Off the top of my head, this smells of "regridding"

AndersMS commented 4 years ago

What about "tie_point_gridding" or just "gridding"?

Gridding is a good word as it would cover both the processes of compacting and uncompacting as well as interpolation and extrapolation.

Tie points are a key element of the method and would make it more accurate and descriptive. Gridding alone would be conveniently short.
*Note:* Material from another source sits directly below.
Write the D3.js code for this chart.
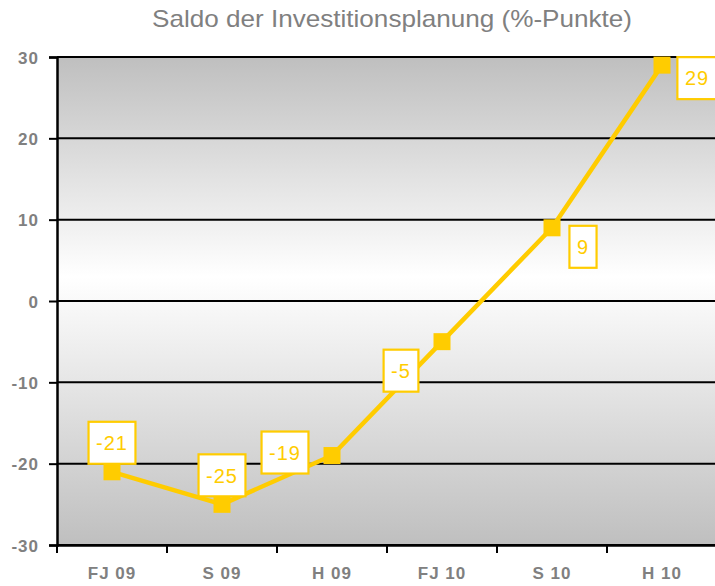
<!DOCTYPE html>
<html><head><meta charset="utf-8">
<script src="https://cdn.jsdelivr.net/npm/d3@7"></script>
<style>html,body{margin:0;padding:0;background:#fff;overflow:hidden}svg{display:block}</style>
</head><body>
<script>
const categories = ["FJ 09", "S 09", "H 09", "FJ 10", "S 10", "H 10"];
const values = [-21, -25, -19, -5, 9, 29];
const yTicks = [-30, -20, -10, 0, 10, 20, 30];
const title = "Saldo der Investitionsplanung (%-Punkte)";
// label box offsets (layout only)
const labelOffsets = [[0, -29], [0, -29], [-47, -3], [-41, 29], [31, 19], [35, 13]];

const W = 715, H = 586;
const m = {left: 57, top: 57, right: -2, bottom: 41};
const svg = d3.select("body").append("svg").attr("width", W).attr("height", H);

const x = d3.scaleBand().domain(categories).range([m.left, W - m.right]).padding(0);
const y = d3.scaleLinear().domain([-30, 30]).range([H - m.bottom, m.top]);
const fmt = d => String(d);

const defs = svg.append("defs");
const g = defs.append("linearGradient").attr("id", "bg").attr("x1", 0).attr("y1", 0).attr("x2", 0).attr("y2", 1);
g.append("stop").attr("offset", "0%").attr("stop-color", "#bfbfbf");
g.append("stop").attr("offset", "45%").attr("stop-color", "#ffffff");
g.append("stop").attr("offset", "100%").attr("stop-color", "#bfbfbf");

svg.append("rect").attr("x", m.left).attr("y", y(30)).attr("width", W - m.right - m.left)
  .attr("height", y(-30) - y(30)).attr("fill", "url(#bg)");

// gridlines
svg.append("g").selectAll("line").data(yTicks).join("line")
  .attr("x1", m.left).attr("x2", W - m.right)
  .attr("y1", d => y(d)).attr("y2", d => y(d))
  .attr("stroke", "#000").attr("stroke-width", 2);

// y axis
const ya = svg.append("g").attr("transform", `translate(${m.left},0)`)
  .call(d3.axisLeft(y).tickValues(yTicks).tickSize(8).tickPadding(10).tickFormat(fmt));
ya.select(".domain").attr("stroke", "#000").attr("stroke-width", 2.5);
ya.selectAll(".tick line").attr("stroke", "#000").attr("stroke-width", 2);
ya.selectAll("text").attr("fill", "#808080").style("font-family", "Liberation Sans, Arial, sans-serif")
  .style("font-size", "17px").style("font-weight", "bold").style("letter-spacing", "1px").attr("dy", "0.36em");

// x axis
const xa = svg.append("g").attr("transform", `translate(0,${y(-30)})`)
  .call(d3.axisBottom(x).tickSize(0).tickPadding(22));
xa.select(".domain").attr("stroke", "#000").attr("stroke-width", 2.5);
xa.selectAll("text").attr("fill", "#808080").style("font-family", "Liberation Sans, Arial, sans-serif")
  .style("font-size", "17px").style("font-weight", "bold").style("letter-spacing", "1px");
const bounds = categories.map(c => x(c));
svg.append("g").selectAll("line").data(bounds).join("line")
  .attr("x1", d => d).attr("x2", d => d).attr("y1", y(-30)).attr("y2", y(-30) + 8)
  .attr("stroke", "#000").attr("stroke-width", 2);

const cx = (d, i) => x(categories[i]) + x.bandwidth() / 2;
const gold = "#FFCC00";

svg.append("path").datum(values)
  .attr("d", d3.line().x(cx).y(d => y(d)))
  .attr("fill", "none").attr("stroke", gold).attr("stroke-width", 4.5).attr("stroke-linejoin", "round");

svg.append("g").selectAll("rect").data(values).join("rect")
  .attr("x", (d, i) => cx(d, i) - 8.5).attr("y", d => y(d) - 8.5)
  .attr("width", 17).attr("height", 17).attr("fill", gold);

// labels
const lg = svg.append("g").selectAll("g").data(values).join("g")
  .attr("transform", (d, i) => `translate(${cx(d, i) + labelOffsets[i][0]},${y(d) + labelOffsets[i][1]})`);
const boxes = lg.append("rect").attr("fill", "#fff").attr("stroke", gold).attr("stroke-width", 2.2);
const texts = lg.append("text").text(fmt)
  .attr("text-anchor", "middle").attr("dy", "0.36em")
  .attr("fill", gold).style("font-family", "Liberation Sans, Arial, sans-serif")
  .style("font-size", "20px").style("letter-spacing", "1px");
texts.each(function (d, i) {
  const bb = this.getBBox();
  const w = bb.width + 15, h = 42;
  d3.select(boxes.nodes()[i]).attr("x", -w / 2).attr("y", -h / 2).attr("width", w).attr("height", h);
});

svg.append("text").attr("x", 392).attr("y", 27).attr("text-anchor", "middle")
  .attr("textLength", 480).attr("lengthAdjust", "spacingAndGlyphs")
  .attr("fill", "#808080").style("font-family", "Liberation Sans, Arial, sans-serif")
  .style("font-size", "24px").text(title);
</script>
</body></html>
AndersMS commented 4 years ago

The full draft vocabulary currently used in the examples NDVI_lat_lon_Example, NDVI_grid_mapping_Example and VIIRS_M_and_I_Band_Example includes the following attribute names, based on the word interpolation:

In the data variable:
    interpolation
    interpolation_indices
    interpolation_offsets 
In the *_indices variables
    interpolation_dimension
In the container variable
    interpolation_name 
    interpolation_coefficients 
    interpolation_flags 
    location_tie_points 
    sensor_direction_tie_points 
    solar_direction_tie_points
    lunar_direction_tie_points 
    time_tie_points 

If we choose tie_point_gridding the full vocabulary could be:

In the data variable:
    tie_point_gridding
    tie_point_gridding_indices
    tie_point_gridding_offsets 
In the *_indices variables
    tie_point_gridding_dimension
In the container variable
    tie_point_gridding_name 
    tie_point_gridding_coefficients 
    tie_point_gridding_flags 
    location_tie_points 
    sensor_direction_tie_points 
    solar_direction_tie_points 
    lunar_direction_tie_points 
    time_tie_points 

If we choose gridding the full vocabulary could be:

In the data variable:
    gridding
    gridding_indices
    gridding_offsets 
In the *_indices variables
    gridding_dimension
In the container variable
    gridding_name 
    gridding_coefficients 
    gridding_flags 
    location_tie_points 
    sensor_direction_tie_points 
    solar_direction_tie_points 
    lunar_direction_tie_points 
    time_tie_points 
erget commented 4 years ago

I lean toward tie_point_gridding to be absolutely explicit, is that too clunky?